Prerequisites for this degree are an M.Phil. degree in Slavic Languages with a certificate in Comparative Literature and Society and formal approval by the Slavic Department.
Students are expected to complete the Ph.D. program before the end of their seventh year of graduate study; the maximum time allowed for the satisfaction of all requirements is nine years of continuous registration. Students granted two RUs of advanced standing are expected to finish by the end of year six; for these students the maximum allowable time to completion is eight years of continuous registration. For the duration of the program, each student works closely with a faculty sponsor and two other faculty members who serve as second and third readers on the student's dissertation committee. Either the sponsor or second reader must be ICLS affiliated faculty.
Dissertation Research Seminar
A required two semester seminar meant to facilitate the preparation and defense of the dissertation brief and the transition to dissertation research and writing. All students should enroll in it for R credit, preferably in the fourth year (year three for students who enter with advanced standing).
Students are advised to review the ICLS guidelines for developing a dissertation project that is in some sense comparative: http://icls.columbia.edu/programs/dissertationprospectus-review-and-defense-concentrationcertificate/
The dissertation brief should:
- articulate the core idea of the dissertation (the questions and insights that drive it, the argument that is emerging)
- identify the material to be drawn upon in the analysis
- characterize any methodological or theoretical perspectives that will be brought to bear on the material
- establish the scholarly significance of the study, situating it in the field(s) to which it aspires to belong
- outline the dissertation's projected structure.
The candidate defends the brief before a committee consisting of the sponsor and two other faculty members whose expertise is relevant to the dissertation topic The defended brief must then be submitted to ICLS for the dissertation prospectus review.

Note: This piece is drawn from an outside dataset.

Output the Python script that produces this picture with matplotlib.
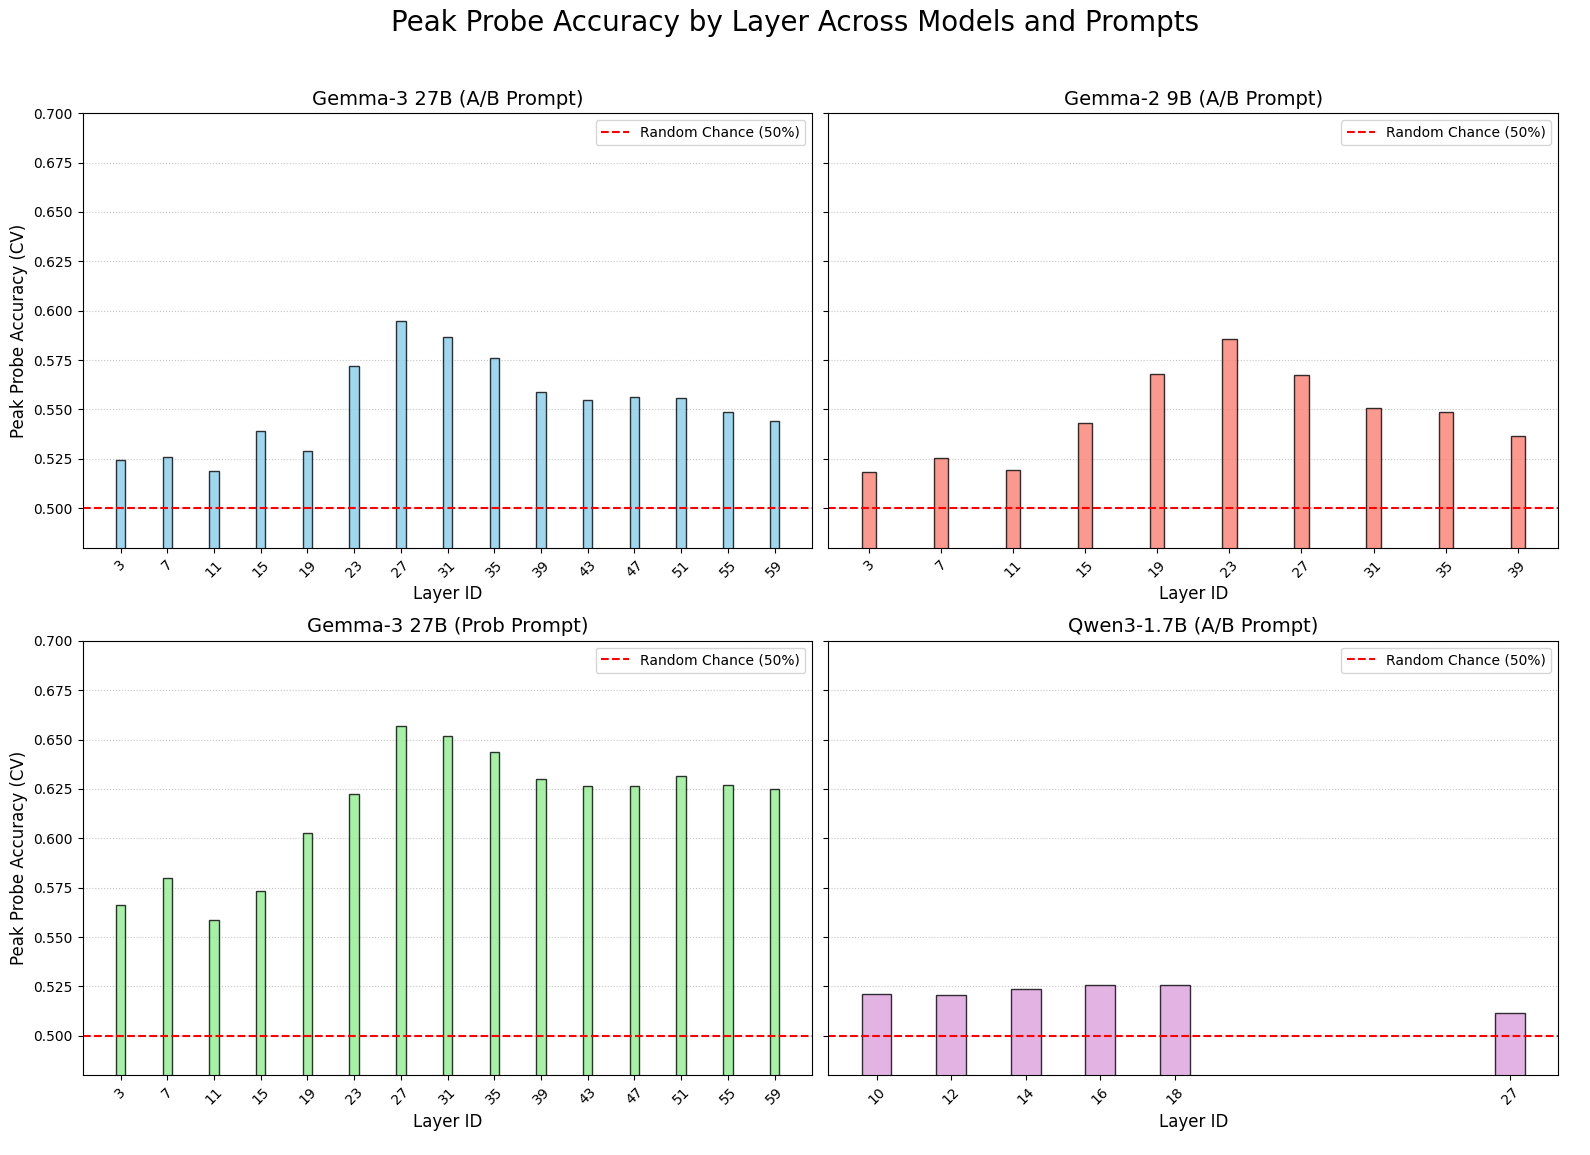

Note that ICLS has specific formatting requirements for the submission of the prospectus.
Please review the detailed instructions on the ICLS website: http://icls.columbia.edu/programs/dissertationprospectus-review-and-defense-concentrationcertificate/
Students must defend the brief before the end of the fourth year of graduate studies; those who enter with advanced standing must do so before the end of the third year in the program.
Beginning in the semester after defending their brief, students will meet once each semester with their sponsor and at least one other member of their internal committee to review and discuss a dissertation chapter. Students should complete, defend, and deposit their dissertation in accordance with the regulations of the Graduate School of Arts & Sciences, normally by the end of the seventh year of graduate study; those who enter with advanced standing should complete, defend, and deposit the dissertation by the end oftheir sixth year in the program.